- Title card
- Directed by: L. Raja
- Written by: L. Raja Vijay Krishnaraj (dialogues)
- Produced by: H. Murali
- Starring: Karthik Sripriya Gouthami Madhuri Charan Raj
- Cinematography: K. S. Selva
- Edited by: R. Vittal C. Lancy
- Music by: Chandrabose
- Production company: Murali Cine Arts
- Release date: 2 December 1988;
- Country: India
- Language: Tamil

= Kalicharan (1988 film) =

Kalicharan is a 1988 Indian Tamil-language action film directed by L. Raja, starring Karthik, Sripriya, Gouthami, Madhuri and Charan Raj.
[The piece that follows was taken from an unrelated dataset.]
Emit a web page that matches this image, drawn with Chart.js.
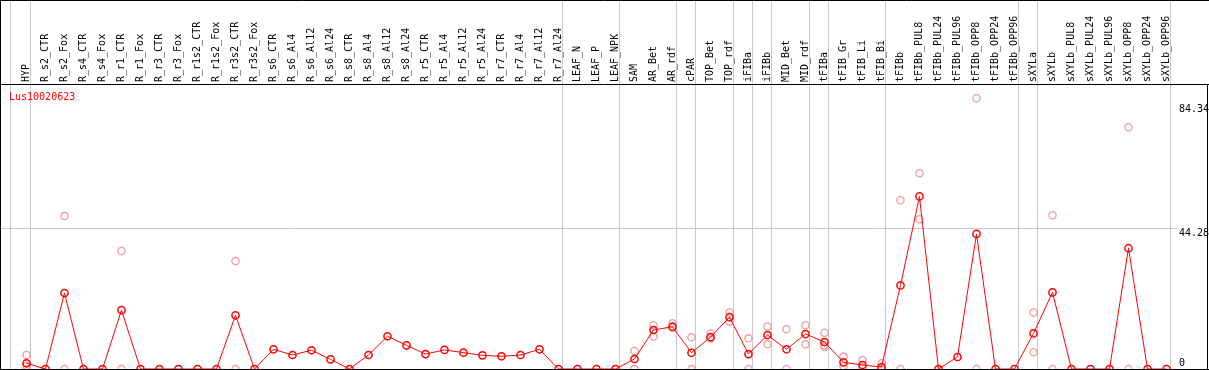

It was released on 2 December 1988.

==Production==
The film was launched at AVM Studios along with song recording.
== Soundtrack ==
The soundtrack was composed by Chandrabose and lyrics by Vaali.

Track listing
| No. | Title | Singer(s) | Length |
|---|---|---|---|
| 1. | "Suriyare" | Malaysia Vasudevan |  |
| 2. | "Vaanam Bhoomi" | Prabhakar, Sunanda, T. L. Thyagarajan |  |
| 3. | "Oorukku Therinjachu" | Malaysia Vasudevan |  |
| 4. | "Thodalam" | Prabhakar, Vani Jairam |  |
| 5. | "Gramathula" | Mano, S. P. Sailaja |  |

== Reception ==
P. S. S. of Kalki praised the acting of Charanraj, Chandrabose's music, Usilai Mani's humour and cinematography but panned S. S. Chandran's humour and Sripriya's characterisation.